Fukuyama - Confiei no bom julgamento dos EUA para usar seu poder no mundo com uma boa gestão dos direitos humanos, a democracia, o freio ao terrorismo... E os EUA demonstraram incompetência.

LV - A democracia pode ser imposta pela força?

Fukuyama - Ou uma sociedade a abraça voluntariamente ou não há como.
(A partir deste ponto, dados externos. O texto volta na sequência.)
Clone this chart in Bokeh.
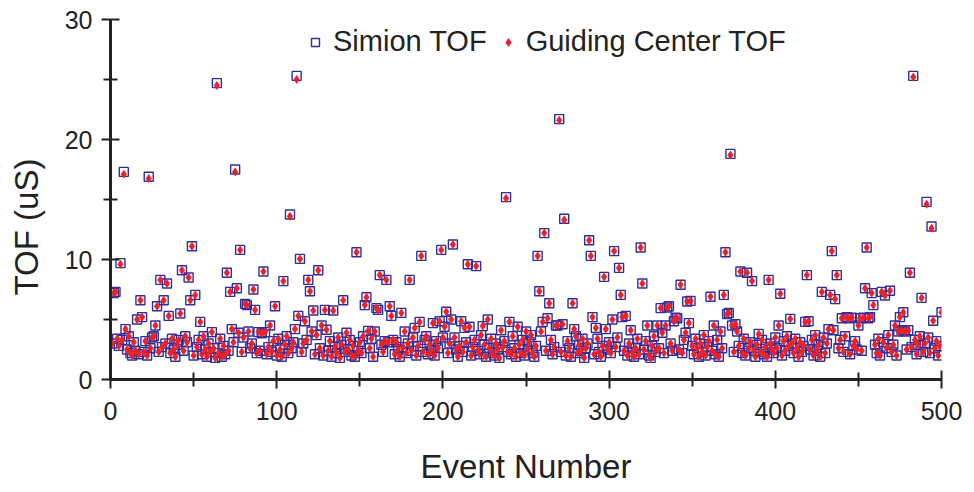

Mas a força ajudou a levá-la aos alemães, aos japoneses...

LV - Não seria porque estavam fartos de autoritarismo e guerra?

Fukuyama - Bem, mas eu não rejeitaria absolutamente a força como alavanca para remover situações injustas, como nos Bálcãs...

LV - E por isso Bush quer atacar o Irã?

Fukuyama - Aprovo a política do bastão e da cenoura, mas talvez Bush insista demais no bastão e recorra pouco à cenoura.

LV - Foi com cenouras à Palestina?

Fukuyama - Mas tarde, porque agora o Hamas está em Gaza e tudo é mais difícil...

LV - Qual é sua principal crítica a Bush?

Fukuyama - Persistir no unilateralismo, não se esmerar para que os países vejam os EUA como parceiro legítimo, não conseguir maior cooperação internacional.

LV - O que resta do projeto para o novo século americano, que o senhor promoveu?

Fukuyama - Limitei-me a assinar algumas cartas, mas fui me distanciando com minhas críticas às políticas unilaterais de Bush. Só Giuliani persiste naquele neoconservadorismo: não lamenta nada, é um super-Bush!

LV - Que se fortaleceu depois do 11 de Setembro... Naquele dia, como seu país foi vulnerável!

Fukuyama - Bin Laden traçou um plano ambicioso, pegou o país desprevenido... e teve muita sorte. Hoje não seria tão fácil.

LV - O que os EUA deveriam fazer para ter melhor imagem no mundo islâmico?

Fukuyama - Trata-se de que esses países gozem de horizontes econômicos e sociais mais favoráveis. Mas agora o perigo é a deterioração do Paquistão, porque... possui ogivas nucleares.

LV - O que o senhor sugere fazer?

Fukuyama - Promover eleições limpas que indiquem um governo com plena legitimidade.

LV - Hoje o senhor é assessor para bioética...

Fukuyama - Sim, é conveniente controlarmos os excessos da biotecnologia, que acarreta perigos...

LV - O que é mais perigoso para o ser humano, a religião ou a ciência?

Fukuyama - O ser humano.

trecho da entrevista de Francis Fukuyama ao jornal espanhol La Vanguardia.